Citizens often don't exercise their right to know about their government because they're under the false impression that it's really difficult or deeply involved.
Or that you have to be a reporter or a lawyer to do it.
Or that government officials know best what information should be released or not released and that they always act in the citizens' best interest.
Or that the effort will always cost a lot of money.
Government officials rely on all those perceptions to keep the public in the dark about their right to know. And that's why it's important for you to know your rights and know how to exercise them.
Let's start with the perceptions, last one first.
It will always cost a lot of money. Not necessarily. There is no filing fee for submitting a Freedom of Information Law (FOIL) request. You simply prepare a request, which we'll show you how to do , and send it in. They have to deal with it; it’s part of their job. Each government body has a person assigned specifically do deal with FOIL requests.
The government can charge for records — up to 25 cents per photocopied page. And they can charge, in some cases, for the time it takes to process a record. But in many cases, the record can be sent to you electronically, at no expense. And you can usually go to the municipal building and view the record in person, taking notes or photos of the records you want at no charge.
The expense can come when the government denies a record and then denies your appeal. Then you could be dragged into a legal fight, which governments are happy to engage in because that's when most people back down. Legislation pending in Albany would discourage that practice by rewarding legal fees when government bodies frivolously deny a record.

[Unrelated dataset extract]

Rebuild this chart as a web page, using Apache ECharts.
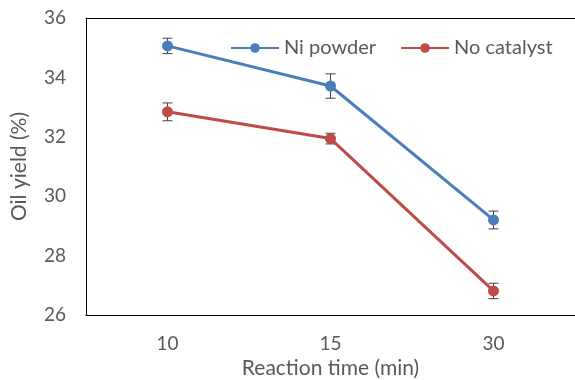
<!DOCTYPE html>
<html>
<head>
<meta charset="utf-8">
<script src="https://cdn.jsdelivr.net/npm/echarts@6/dist/echarts.min.js"></script>
<style>html,body{margin:0;padding:0;background:#fff}#c{width:575px;height:380px}</style>
</head>
<body>
<div id="c"></div>
<script>
var categories = ['10', '15', '30'];
var niPowder = [35.06, 33.71, 29.2];
var niPowderErr = [0.26, 0.41, 0.3];
var noCatalyst = [32.84, 31.94, 26.81];
var noCatalystErr = [0.3, 0.18, 0.26];
var seriesNames = ['Ni powder', 'No catalyst'];
var yTicks = { min: 26, max: 36, interval: 2 };

var FONT = 'Lato, "Open Sans", sans-serif';
var TXT = '#595959';

function errData(vals, errs) {
  return vals.map(function (v, i) { return [i, v - errs[i], v + errs[i]]; });
}
function errSeries(vals, errs) {
  return {
    type: 'custom',
    z: 1,
    silent: true,
    data: errData(vals, errs),
    renderItem: function (params, api) {
      var lo = api.coord([api.value(0), api.value(1)]);
      var hi = api.coord([api.value(0), api.value(2)]);
      var w = 5;
      var st = { stroke: '#404040', lineWidth: 1 };
      return {
        type: 'group',
        children: [
          { type: 'line', shape: { x1: lo[0], y1: lo[1], x2: hi[0], y2: hi[1] }, style: st },
          { type: 'line', shape: { x1: lo[0] - w, y1: lo[1], x2: lo[0] + w, y2: lo[1] }, style: st },
          { type: 'line', shape: { x1: hi[0] - w, y1: hi[1], x2: hi[0] + w, y2: hi[1] }, style: st }
        ]
      };
    }
  };
}

var chart = echarts.init(document.getElementById('c'));
chart.setOption({
  animation: false,
  grid: { left: 86, right: 0, top: 18, bottom: 65, containLabel: false, outerBoundsMode: 'none' },
  legend: {
    left: 225, top: 33,
    itemWidth: 48, itemHeight: 12, itemGap: 24,
    textStyle: { fontFamily: FONT, fontSize: 20, color: TXT },
    data: seriesNames
  },
  xAxis: [{
    type: 'category',
    data: categories,
    axisLine: { lineStyle: { color: '#000', width: 1 } },
    axisTick: { show: false },
    axisLabel: { fontFamily: FONT, fontSize: 19, color: TXT, margin: 19 },
    name: 'Reaction time (min)',
    nameLocation: 'middle',
    nameGap: 43,
    nameTextStyle: { fontFamily: FONT, fontSize: 21, color: TXT },
    splitLine: { show: false }
  }, {
    type: 'category',
    position: 'top',
    data: categories,
    axisLine: { lineStyle: { color: '#000', width: 1 } },
    axisTick: { show: false },
    axisLabel: { show: false }
  }],
  yAxis: {
    type: 'value',
    min: yTicks.min, max: yTicks.max, interval: yTicks.interval,
    axisLine: { show: true, lineStyle: { color: '#000', width: 1 } },
    axisTick: { show: false },
    splitLine: { show: false },
    axisLabel: { fontFamily: FONT, fontSize: 19, color: TXT, margin: 20 },
    name: 'Oil yield (%)',
    nameLocation: 'middle',
    nameGap: 56,
    nameTextStyle: { fontFamily: FONT, fontSize: 21, color: TXT }
  },
  series: [
    errSeries(niPowder, niPowderErr),
    errSeries(noCatalyst, noCatalystErr),
    {
      name: seriesNames[0], type: 'line', z: 3, data: niPowder,
      symbol: 'circle', symbolSize: 11,
      lineStyle: { color: '#4A7EBB', width: 3 },
      itemStyle: { color: '#4A7EBB' }
    },
    {
      name: seriesNames[1], type: 'line', z: 3, data: noCatalyst,
      symbol: 'circle', symbolSize: 11,
      lineStyle: { color: '#BE4B48', width: 3 },
      itemStyle: { color: '#BE4B48' }
    }
  ]
});
</script>
</body>
</html>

Point two: Government officials know best and always operate in the public's interests. Not true. Not true. Often, public officials are not aware of their obligations under the law or will refused to honor it, even when shown the law. It's easier for government to operate in secret. It's more efficient, and it exposes them to less criticism for their actions. So when unchallenged, it's natural for government to operate in secret.
Point three: You need to be a reporter or lawyer to file a Freedom of Information Law request or challenge an attempt to close a meeting. Again, not true and not true.
Any citizen can file a FOIL request. Sample forms are available online (A link can be found today on The Gazette's Right to Know blog and an example can found to the right.) FOILs can be sent either via email to a government body or through a link provided on many government websites.
And any citizen can stand up and demand an explanation for why a meeting is being closed. If a board can't provide one of the few exceptions allowed under the law, they have to open it up.
The final falsehood: Filing a request is complex and involved. The state Committee on Open Government maintains a website (www.dos.ny.gov/coog) that explains in very clear language a summary of the law for citizens to follow.
Of course, with any legal challenge, the more deeply you get involved and the more vigorous the debate over whether a record needs to be released or a meeting needs to be open, the more involved it becomes.
But the government operates on the premise of openness. You have the right to know on your side.
Don't be afraid to use it.
Sample FOIL request
Records Access Officer:
Under the provisions of the New York Freedom of Information Law, Article 6 of the Public Officers Law, I hereby request records or portions thereof pertaining to (or containing the following): Attempt to identify the records in which you are interested as clearly as possible.
If my request appears to be extensive or fails to reasonably describe the records, please contact me in writing or by phone at: Address or phone number.
If there are any fees for copying the records requested, please inform me before filling the request (or: ... please supply the records without informing me if the fees are not in excess of $ amount).
As you know, the Freedom of Information Law requires that an agency respond to a request within five business days of receipt of a request. If for any reason any portion of my request is denied, please inform me of the reasons for the denial in writing and provide the name and address of the person or body to whom an appeal should be directed.
Street Address, City, State, ZIP code
To request records via email:
Include "FOIL Request" in the subject line of your email and add the following sentences to the letter above:
“Please email the following records if possible: Include as much detail about the record as possible, such as relevant dates, names, descriptions, etc.
Please send the records to the following email: Your email address.”